Пуля для штрафника (Кожухаров) - страница 102

— А спирта у меня нет. Идите вон к Нинке… у нее просите, если осталось. Она у меня последнее забрала. Говорит: «На медицинские, так сказать, нужды…»

Дверь захлопнулась у солдат перед носом.

— Вот гад! Спирта у него нет, — беззлобно рассуждал Евменов, пока они подходили к указанной начхозом хате.

Достучались до повара. Тот без всяких разговоров вынес на порог полный казан пшенной каши, обильно перемешанной со свиной тушенкой.

— Держи, разведка, наедай ряшку… — приветливо сопроводил вынос повар.

— Ничего себе, — потер руки Евменов, прежде чем принять драгоценную ношу. — Живем, командир…

— Только казан верните… — произнес повар и захлопнул дверь.

— Всенепременнейше, — вдогонку произнес Евменов и, поднеся казан к носу, жадно втянул ноздрями ее запах.

— А-а, ну и пофартило, старшина.
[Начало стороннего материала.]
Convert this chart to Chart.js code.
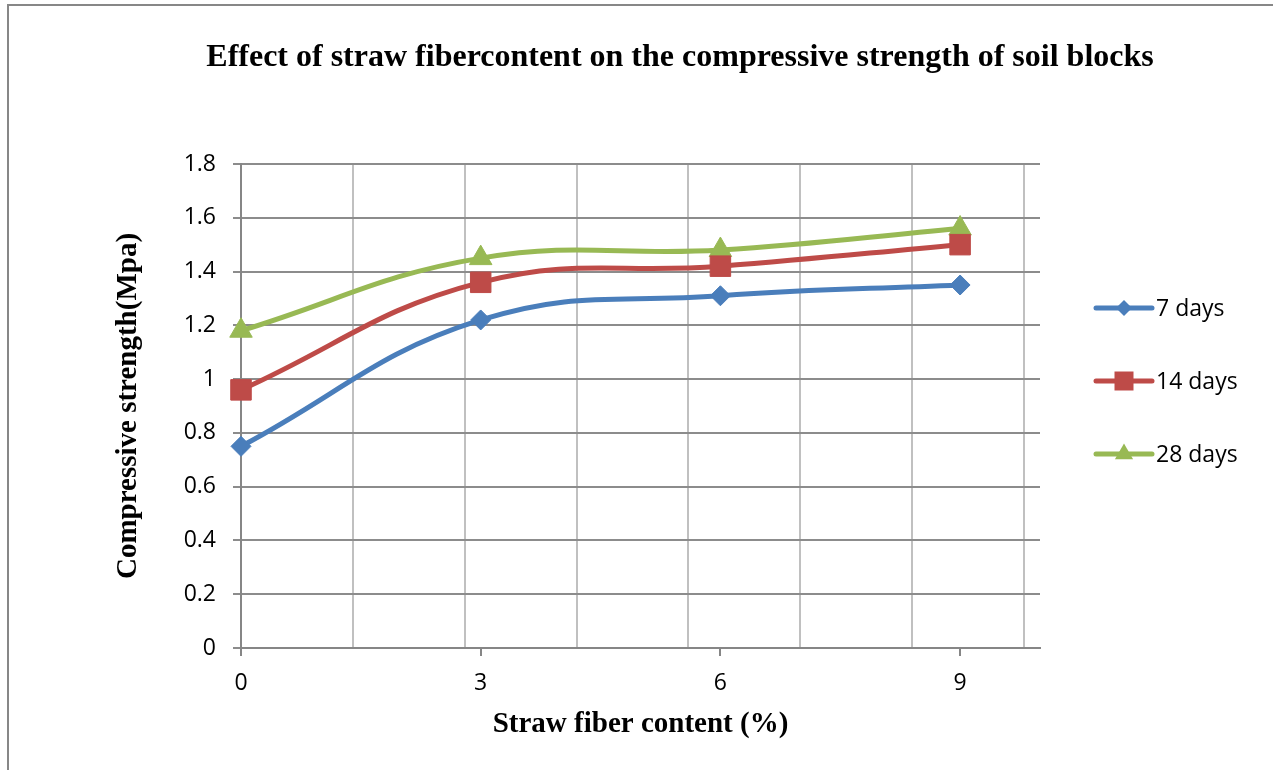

Хорошее это дело — в разведку ходить.

— Идем теперь в лазарет, спиртику раздобудем.

— Разреши, старшина, я быстрее в блиндаж. Уж больно жрать охота. Да и вина там еще осталось. Деда Гаврила…

— Ладно, иди. А я все же схожу, навещу наших, — ответил Аникин. — Узнаю, как они там.

XIV

В окнах лазарета тускло горел свет. «Не спят еще», — почему-то обрадовался Аникин. Зайдя во двор, он осторожно постучал в оконце хаты. Мелькнула тень, потом в освещенном проеме показалось лицо в аккуратной белой косынке. Это была Нина. У Андрея кольнуло в сердце. Косынка и красный крестик, вышитый на крахмальной белизне спереди, напомнили ему о Лере, о ее белом теле, таком родном и таком мертвом там, среди других трупов — медсестер и врачей, пациентов, бывших ранеными растерзанного, разбомбленного и расстрелянного фашистскими «лаптежниками» госпиталя.

Нина открыла дверь. Увидев его, она вспыхнула и отвела глаза. И Аникин вдруг почему-то засмущался, замялся на пороге.

— Проходите, товарищ старшина, — торопливо пригласила она. А сама открыла дверь шире и стоит на пороге, как бы приглашая его войти. От этого движения застегнутый на все пуговицы халат ее натянулся, выпятив округлые, накрахмаленные выпуклости грудей.

— Смотри, замерзнешь, — все еще не преодолев смущения, проговорил Андрей. Ему пришлось входить боком, лицом к Нине. Глаза их встретились. На этот раз она уже глаз не отводила. Какие-то неясные, шаловливые искорки мерцали в ее бархатных, бездонно-карих глазах.

— По такой-то погоде? — игриво произнесла она и рассмеялась, показав белые, блеснувшие в полумгле, зубы. — Шутить изволите, товарищ старшина. Вы бы знали, какие у нас под Красноярском морозы бывают…

Она рассмеялась еще пуще. Аникинское лицо овеяло свежим дыханием, будто из самой глубины цветущего сиреневого куста. И разве девичья глубина не то же самое, что цветущий сиреневый куст?